The present embodiment further provides a method for transmitting and receiving radio frequency signals, comprising: when the wireless communication service and the mobile multimedia broadcast service co-occur, the mobile terminal filtering the signals of the to-be-transmitted wireless communication service to suppress the sideband noise generated on the signals of the mobile multimedia broadcast service when transmitting the signals of the wireless communication service, and transmitting the signals of the wireless communication service via the antenna; meanwhile, receiving signals of the mobile multimedia broadcast service via the antenna, and filtering the signals of the mobile multimedia broadcast service to suppress the sideband noise generated on the signals of the mobile multimedia broadcast service when transmitting the signals of the wireless communication service.

The signals of the wireless communications services transmitted by the first wireless communication transmitting module and the second wireless communication transmitting module are filtered by band-pass filters, or, the signals of the wireless communication service transmitted by the first wireless communication transmitting module are filtered by the first high-pass filter, the signals of the wireless communication service transmitted by the second wireless communication transmitting module are filtered by the first low-pass filter.

The signals of the wireless communications services received by the first wireless communication receiving module and the second wireless communication receiving module are filtered by band-stop filters, or, the signals of the wireless communication service received by the first wireless communication receiving module are filtered by the second low-pass filter, and the signals of the wireless communication service received by the second wireless communication receiving module are filtered by the second high-pass filter.

Obviously, a person skilled in the art should understand that respective modules or steps in the abovementioned embodiments of the present document can be implemented with general-purpose computing devices, they can be concentrated on a single computing device or distributed in a network consisting of multiple computing devices, alternatively, they may be executed by program codes executable by computing devices, so that they can be stored in storage means and executed by computing devices, or they can be made into individual integrated circuit modules, or some of the modules or steps can be made into a single integrated circuit module to implement. Therefore, the embodiments of the present document are not limited to any specific combination of hardware and software.
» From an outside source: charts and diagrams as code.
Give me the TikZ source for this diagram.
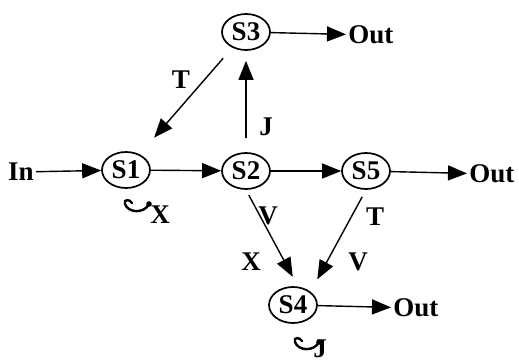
\documentclass[tikz,border=0pt]{standalone}
\usepackage{fontspec}
\setmainfont{Liberation Serif}
\usetikzlibrary{arrows.meta,shapes.geometric}
\tikzset{
  >={Triangle[length=9.5pt,width=7.5pt]},
  stnode/.style={ellipse,draw,line width=0.85pt,minimum width=24pt,minimum height=18pt,
    inner sep=0pt,font=\fontsize{13.5}{13.5}\selectfont\bfseries},
  term/.style={font=\fontsize{13.5}{13.5}\selectfont\bfseries,inner sep=1pt},
  lbl/.style={font=\fontsize{13.5}{13.5}\selectfont\bfseries,inner sep=0pt},
  flow/.style={->,line width=0.7pt},
  % small self-loop mark
  pics/curl/.style={code={
    \draw[line width=1.2pt,line cap=round] (9,4) .. controls (7,0) and (0,0) .. (2,5)
      .. controls (5,14) and (21,15) .. (26,5);
    \fill (26,5) circle (1.4pt);
  }},
}
\begin{document}
\begin{tikzpicture}[x=0.5pt,y=-0.5pt]
  \useasboundingbox (0,0) rectangle (519,363);
  % states
  \node[stnode] (s1) at (126,170) {S1};
  \node[stnode] (s2) at (246,171) {S2};
  \node[stnode] (s3) at (246,32) {S3};
  \node[stnode] (s5) at (366,171) {S5};
  \node[stnode] (s4) at (293,305) {S4};
  % inputs and outputs
  \node[term,anchor=east] (in) at (36,172) {In};
  \node[term,anchor=west] (out3) at (346,35) {Out};
  \node[term,anchor=west] (out5) at (467,174) {Out};
  \node[term,anchor=west] (out4) at (391,308) {Out};
  % transitions
  \draw[flow] (in) -- (s1);
  \draw[flow] (s1) -- (s2);
  \draw[flow] (s2) -- (s5);
  \draw[flow] (s3) -- (out3);
  \draw[flow] (s5) -- (out5);
  \draw[flow] (s4) -- (out4);
  \draw[flow,shorten <=7pt,shorten >=5pt] (s2) -- (s3);
  \draw[flow,shorten <=7pt,shorten >=11pt] (s3) -- (s1);
  \draw[flow,shorten <=3pt,shorten >=5.5pt] (s2.south) -- (s4.75);
  \draw[flow,shorten <=4pt,shorten >=7pt] (s5.south) -- (s4.north east);
  % labels
  \node[lbl] (lt1) at (181,80) {T};
  \node[lbl] (lj1) at (266,127) {J};
  \node[lbl] (lv1) at (268,216) {V};
  \node[lbl] (lx1) at (251,262) {X};
  \node[lbl] (lt2) at (375,217) {T};
  \node[lbl] (lv2) at (358,262) {V};
  % self loops
  \pic at (123,199) {curl};
  \node[lbl] (lx2) at (160,215) {X};
  \pic at (293,337) {curl};
  \node[lbl] (lj2) at (320,349) {J};
\end{tikzpicture}
\end{document}
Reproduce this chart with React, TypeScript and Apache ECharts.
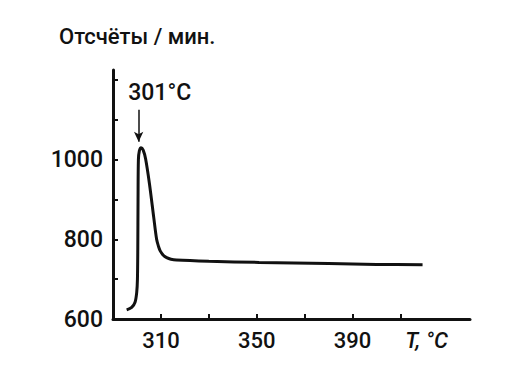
import React, { useEffect, useRef } from "react";
import * as echarts from "echarts";

const temperature = [295.7, 297.8, 299.2, 299.9, 300.2, 300.35, 300.45, 300.6, 301.0, 301.7, 302.6, 303.6, 305.2, 307.0, 308.2, 309.0, 309.7, 311.0, 312.4, 314.2, 316.5, 330, 351, 380, 400, 419.2];
const counts = [623, 629, 642, 667, 700, 780, 900, 1000, 1022, 1030, 1024, 1002, 940, 855, 800, 782, 771, 760, 754, 750, 748, 745, 742, 739, 737, 736];

const xTicks = [310, 330, 350, 370, 390, 410];
const xLabels = [310, 350, 390, 410];
const yTicks = [600, 700, 800, 900, 1000, 1100, 1200];
const yLabels = [600, 800, 1000];

const peakLabel = "301°C";
const peakArrowT = 300.7;
const title = "Отсчёты / мин.";
const xName = "T, °C";

const FONT = "Roboto, 'DejaVu Sans Condensed', sans-serif";

export default function App() {
  const ref = useRef<HTMLDivElement>(null);
  useEffect(() => {
    if (!ref.current) return;
    const chart = echarts.init(ref.current, null, { renderer: "svg" });
    const data = temperature.map((t, i) => [t, counts[i]]);
    chart.setOption({
      animation: false,
      backgroundColor: "#ffffff",
      title: {
        text: title,
        left: 54,
        top: 20,
        textStyle: { fontFamily: FONT, fontSize: 22, fontWeight: 500, color: "#111" },
      },
      grid: { left: 113, right: 55, top: 70, bottom: 69 },
      xAxis: {
        type: "value",
        min: 290,
        max: 439,
        splitLine: { show: false },
        axisLine: { lineStyle: { color: "#111", width: 3 } },
        axisTick: { inside: true, length: 5, customValues: xTicks, lineStyle: { color: "#111", width: 2 } },
        axisLabel: {
          customValues: xLabels,
          margin: 10,
          color: "#111",
          fontFamily: FONT,
          fontWeight: 500,
          fontSize: 22,
          formatter: (v: number) => (v === 410 ? "{n|" + xName + "}" : String(v)),
          rich: {
            n: { fontFamily: FONT, fontSize: 22, fontWeight: 500, fontStyle: "italic", color: "#111", padding: [0, 0, 0, 52] },
          },
        },
      },
      yAxis: {
        type: "value",
        min: 600,
        max: 1225,
        splitLine: { show: false },
        axisLine: { lineStyle: { color: "#111", width: 3 } },
        axisTick: { inside: true, length: 5, customValues: yTicks, lineStyle: { color: "#111", width: 2 } },
        axisLabel: {
          customValues: yLabels,
          margin: 10,
          color: "#111",
          fontFamily: FONT,
          fontWeight: 500,
          fontSize: 23,
          formatter: (v: number) => String(v),
        },
      },
      series: [
        {
          type: "line",
          data,
          smooth: 0.3,
          symbol: "none",
          lineStyle: { color: "#111", width: 3 },
          markLine: {
            silent: true,
            symbol: ["none", "arrow"],
            symbolSize: [7, 10],
            label: { show: false },
            lineStyle: { color: "#111", width: 1.5, type: "solid" },
            data: [[{ coord: [peakArrowT, 1125] }, { coord: [peakArrowT, 1045] }]],
          },
          markPoint: {
            silent: true,
            symbolSize: 0,
            label: {
              show: true,
              position: "inside",
              formatter: peakLabel,
              fontFamily: FONT,
              fontWeight: 500,
              fontSize: 23,
              color: "#111",
            },
            data: [{ coord: [309.5, 1168] }],
          },
        },
      ],
    });
    return () => chart.dispose();
  }, []);
  return (
    <div
      ref={ref}
      style={{ position: "fixed", left: 0, top: 0, width: 525, height: 388, background: "#fff" }}
    />
  );
}
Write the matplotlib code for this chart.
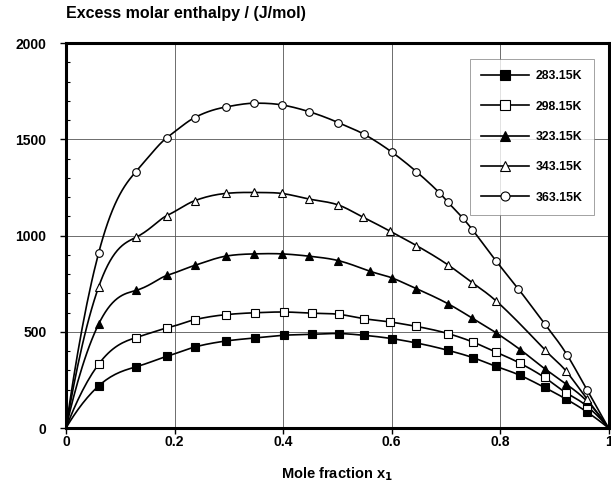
import numpy as np
import matplotlib
matplotlib.use('Agg')
import matplotlib.pyplot as plt
from matplotlib.ticker import MultipleLocator

plt.rcParams['font.family'] = ['Liberation Sans', 'DejaVu Sans']

#########################################################################
#          data                                     #
#########################################################################
labels = ['283.15K', '298.15K', '323.15K', '343.15K', '363.15K']

x_283 = [0.061, 0.129, 0.186, 0.237, 0.294, 0.348, 0.401, 0.453, 0.503, 0.549, 0.600, 0.646, 0.704, 0.750, 0.792, 0.836, 0.882, 0.922, 0.960]
h_283 = [221, 318, 373, 421, 452, 468, 482, 487, 491, 482, 465, 442, 404, 366, 321, 275, 211, 150, 84]

x_298 = [0.061, 0.129, 0.186, 0.237, 0.294, 0.348, 0.401, 0.453, 0.503, 0.549, 0.598, 0.646, 0.704, 0.750, 0.792, 0.836, 0.882, 0.922, 0.960]
h_298 = [335, 470, 520, 563, 589, 599, 603, 597, 591, 568, 551, 528, 491, 447, 395, 338, 263, 183, 114]

x_323 = [0.060, 0.129, 0.186, 0.237, 0.294, 0.347, 0.398, 0.448, 0.502, 0.560, 0.600, 0.646, 0.704, 0.749, 0.792, 0.837, 0.882, 0.922, 0.960]
h_323 = [539, 715, 793, 845, 893, 905, 905, 893, 870, 815, 781, 724, 646, 571, 496, 408, 309, 228, 140]

x_343 = [0.060, 0.129, 0.186, 0.237, 0.294, 0.347, 0.398, 0.448, 0.502, 0.548, 0.598, 0.646, 0.704, 0.749, 0.793, 0.882, 0.922, 0.960]
h_343 = [732, 991, 1104, 1181, 1219, 1224, 1219, 1190, 1159, 1095, 1022, 948, 848, 755, 660, 408, 295, 152]

x_363 = [0.060, 0.129, 0.186, 0.237, 0.294, 0.347, 0.398, 0.448, 0.502, 0.549, 0.600, 0.646, 0.688, 0.704, 0.731, 0.749, 0.793, 0.834, 0.882, 0.924, 0.960]
h_363 = [908, 1333, 1509, 1613, 1668, 1688, 1679, 1644, 1587, 1527, 1435, 1332, 1223, 1173, 1092, 1031, 867, 722, 542, 378, 200]

series = [(x_283, h_283, 's', 'black'),
          (x_298, h_298, 's', 'white'),
          (x_323, h_323, '^', 'black'),
          (x_343, h_343, '^', 'white'),
          (x_363, h_363, 'o', 'white')]

# smoothed line: Catmull-Rom through H/(x(1-x)), so the curve closes to 0 at x=0 and x=1
def catmull(p, n=16):
	p = np.vstack([p[0], p, p[-1]])
	t = np.linspace(0, 1, n, endpoint=False)[:, None]
	out = []
	for i in range(1, len(p)-2):
		p0, p1, p2, p3 = p[i-1], p[i], p[i+1], p[i+2]
		out.append(0.5*((2*p1) + (-p0+p2)*t + (2*p0-5*p1+4*p2-p3)*t**2 + (-p0+3*p1-3*p2+p3)*t**3))
	out.append(p[-2][None, :])
	return np.vstack(out)

def smooth_line(x, h):
	x = np.asarray(x, float)
	h = np.asarray(h, float)
	g = h/(x*(1-x))
	g0 = g[0] - (g[1]-g[0])/(x[1]-x[0])*x[0]
	g1 = g[-1] + (g[-1]-g[-2])/(x[-1]-x[-2])*(1-x[-1])
	xx = np.concatenate([[0.0], x, [1.0]])
	gg = np.concatenate([[g0], g, [g1]])
	c = catmull(np.column_stack([xx, gg]))
	return c[:, 0], c[:, 0]*(1-c[:, 0])*c[:, 1]

fig = plt.figure(figsize=(6.11, 4.96), dpi=100)
ax = fig.add_axes([0.108, 0.137, 0.888, 0.776])

for (xs, hs, mk, fc), lab in zip(series, labels):
	sx, sy = smooth_line(xs, hs)
	ax.plot(sx, sy, color='black', linewidth=1.2, zorder=2)
	ax.plot(xs, hs, linestyle='none', marker=mk, markersize=5.5, markerfacecolor=fc,
			markeredgecolor='black', markeredgewidth=0.8, zorder=3)
	# legend proxy
	ax.plot([], [], color='black', linewidth=1.2, marker=mk, markersize=6.5,
			markerfacecolor=fc, markeredgecolor='black', markeredgewidth=0.8, label=lab)

ax.set_xlim(0, 1)
ax.set_ylim(0, 2000)
ax.yaxis.set_major_locator(MultipleLocator(500))
ax.yaxis.set_minor_locator(MultipleLocator(100))
ax.set_xticks([0, 0.2, 0.4, 0.6, 0.8, 1.0])
ax.set_xticklabels(['0', '0.2', '0.4', '0.6', '0.8', '1'])
ax.tick_params(axis='both', which='major', direction='out', length=4, width=1, labelsize=10)
ax.tick_params(axis='x', which='major', pad=1)
ax.tick_params(axis='y', which='major', pad=10)
ax.tick_params(axis='y', which='minor', direction='in', length=3, width=0.8)
for lbl in ax.get_xticklabels() + ax.get_yticklabels():
	lbl.set_fontweight('bold')

ax.grid(True, which='major', color='#555555', linewidth=0.6)
for sp in ax.spines.values():
	sp.set_linewidth(2.2)

ax.set_xlabel(r'Mole fraction x$_\mathbf{1}$', fontsize=10.5, fontweight='heavy', labelpad=12)
fig.text(0.108, 0.958, 'Excess molar enthalpy / (J/mol)', fontsize=11.5, fontweight='heavy', ha='left', va='bottom')

leg = ax.legend(loc='upper right', bbox_to_anchor=(0.973, 0.958), borderaxespad=0, fontsize=8.8,
				frameon=True, fancybox=False, handlelength=3.9, labelspacing=1.5, borderpad=0.9,
				handletextpad=0.6)
leg.get_frame().set_edgecolor('#777777')
leg.get_frame().set_linewidth(0.6)
for t in leg.get_texts():
	t.set_fontweight('bold')

plt.savefig('out.png', dpi=100)
plt.close()
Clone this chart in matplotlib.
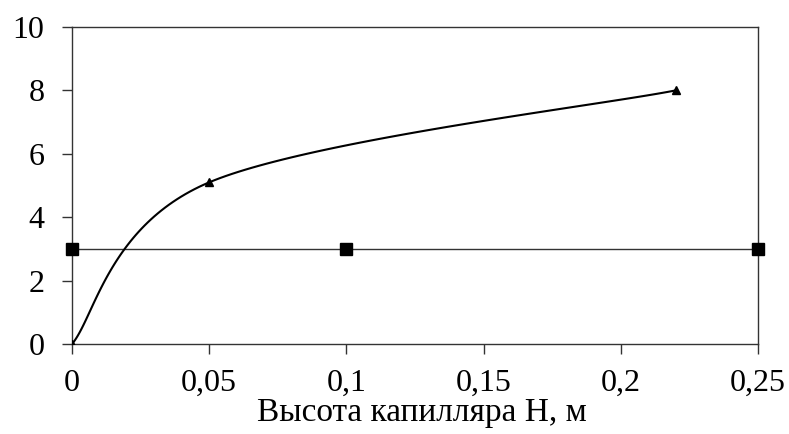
import numpy as np
import matplotlib
matplotlib.use("Agg")
import matplotlib.pyplot as plt

# data
h_tri = [0.0, 0.05, 0.22]
v_tri = [0.0, 5.1, 8.0]
h_sq = [0.0, 0.1, 0.25]
v_sq = [3.0, 3.0, 3.0]

x_ticks = [0, 0.05, 0.1, 0.15, 0.2, 0.25]
x_labels = ["0", "0,05", "0,1", "0,15", "0,2", "0,25"]
y_ticks = [0, 2, 4, 6, 8, 10]


def smooth(xs, ys, n=60):
    # excel-like smoothed line: cubic bezier with catmull-rom control points
    p = np.column_stack([xs, ys])
    out = []
    for i in range(len(p) - 1):
        p_prev = p[i - 1] if i > 0 else p[i]
        p_next = p[i + 2] if i + 2 < len(p) else p[i + 1]
        c1 = p[i] + (p[i + 1] - p_prev) / 6
        c2 = p[i + 1] - (p_next - p[i]) / 6
        t = np.linspace(0, 1, n)[:, None]
        b = ((1 - t) ** 3) * p[i] + 3 * ((1 - t) ** 2) * t * c1 \
            + 3 * (1 - t) * t ** 2 * c2 + t ** 3 * p[i + 1]
        out.append(b)
    out = np.vstack(out)
    return out[:, 0], out[:, 1]


plt.rcParams['font.family'] = ['Liberation Serif', 'DejaVu Serif']

fig = plt.figure(figsize=(7.89, 4.34), dpi=100)
ax = fig.add_axes([0.0913, 0.2074, 0.8694, 0.7304])

sx, sy = smooth(h_tri, v_tri)
ax.plot(sx, sy, color='black', lw=1.5, zorder=3)
ax.plot(h_tri, v_tri, ls='none', marker='^', ms=6, color='black', zorder=4)

ax.plot(h_sq, v_sq, color='#333333', lw=1.0, zorder=2)
ax.plot(h_sq, v_sq, ls='none', marker='s', ms=8, color='black', zorder=4,
        clip_on=False)

ax.set_xlim(0, 0.25)
ax.set_ylim(0, 10)
ax.set_xticks(x_ticks)
ax.set_xticklabels(x_labels)
ax.set_yticks(y_ticks)

for s in ax.spines.values():
    s.set_color('#333333')
    s.set_linewidth(1.0)
ax.tick_params(direction='out', length=7, width=1.0, color='#333333',
               labelsize=23, pad=11)
ax.tick_params(axis='y', pad=13)

ax.set_xlabel("Высота капилляра H, м", fontsize=24, labelpad=0)
ax.xaxis.set_label_coords(0.51, -0.17)

fig.savefig("out.png", dpi=100)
The above description is only for preferred embodiments of the present document and not intended to limit the present document, and for a person skilled in the art, the embodiments of the present document may have various changes and modifications. Any changes, equivalent replacements and improvements made within the spirit and principle of the embodiments of present document should be included within the protection scope of the embodiments of the present document.

INDUSTRIAL APPLICABILITY

By adding filters into the wireless communication link and the CMMB receiving path, the embodiment of the present document suppresses the sideband noise in the transmitting frequency band of the wireless communication transmitting module to achieve the common antenna scheme of the wireless communication transmitting module and the CMMB, thus prevent the radio frequency signals of the wireless communication transmitting module in the terminal from interfering with the CMMB, the GSM900/PCS1900 frequency band of the wireless communication transmitting module and the U/S-band of the CMMB in accordance with the embodiment of the present document can share one antenna, thereby reducing the difficulty of structural design and the hardware cost, meanwhile both radio frequency systems can work simultaneously, while the wireless communication transmitting module does not interfere with reception performance of the CMMB.